Food Cloud made headlines recently thanks to a partnership with Tesco, the UK’s biggest grocery seller. The simple premise is that it matches retailers that have surplus food stocks with charities that have the facilities to deliver it to those who need it.

Of course even a concept this elegantly straightforward requires some fairly advanced technology if it’s going to be rolled out at the sort of scale necessary to bring about social change. And plans are underway to operate the scheme in 1,000 Tesco stores by the end of the year.

Co-founder Iseult Ward told me “Our data driven approach is what differentiates us from a lot of traditional food surplus redistribution organizations.

“We’re able to collect all sorts of data on all of the food which is donated, and the organizations it is donated to, which allows us to do things like provide full sourcing and measure the performance of the stores and charities.”

Thanks to the Tesco partnership, thousands of Tesco store staff have a direct link to Food Cloud’s technology. An option on their hand held scanners allows items to be marked for donation. This information is fed into the Food Cloud system in real-time and charities are alerted that it will be available for collection.

Food Cloud uses proprietary analytic technology alongside open source applications such as Apache Spark! To route donations to the charities which are most in need of them.

The real-time nature of the information flow means that problems can be detected and solved as they arise. “Looking at the donation flow, we can monitor whether donations are not close to the expected pattern – this indicated that there could be a problem,” Ward says. “So if there’s any kind of internet connectivity issues, or delivery issues, it provides us with an early warning.”

A further benefit of the large scale data collection is that it ensures traceability of the food stock throughout the entire process.

Ward says “One of the key challenges in surplus food redistribution is the food safety aspect. Because now we’re collecting all this information through Tesco scanners we do have full traceability. But when we first started this was a barrier we had to overcome – how can we monitor the donation process and make sure we have full traceability from the beginning to the end. We have that now – but this is an area that I can see us continuing to develop.”

Plans are already underway to integrate more advanced monitoring and tracking processes, and Ward expects the Internet Of Things will play a big part in her mission. Ideas currently include using sensors to monitor the temperature of food during storage and transit, and location tracking to ensure transit is as efficient as possible. The company, after all, has an environmental objective as well as a social one – its data suggests that the 3.8 million meals it has so far distributed have reduced the carbon footprint caused by food going into landfill by 5.57 tons.

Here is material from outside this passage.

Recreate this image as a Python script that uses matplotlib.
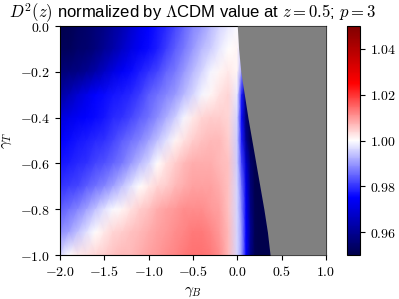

Food Cloud is a fantastic example of technology and data being used to solve a pressing real-world problem. The enthusiasm of Tesco as well as other large retailers such as Aldi makes it clear that there is also a clear business case for this sort of enterprise. Disposing of huge amounts of wasted food costs supermarkets a lot of money – so the fees they are charged by Food Cloud to take it off their hands is literally small change by comparison. Being able to say they are playing their part in cutting the amount of food thrown away is pretty good marketing for them, too. As a charity, Food Cloud reinvests these fees into developing and expanding its own services.

Cutting down on food waste and feeding the world’s hungry are certainly worthy ambitions, but as projects like Food Cloud show, technology is changing everything about the way services, including charity, are delivered.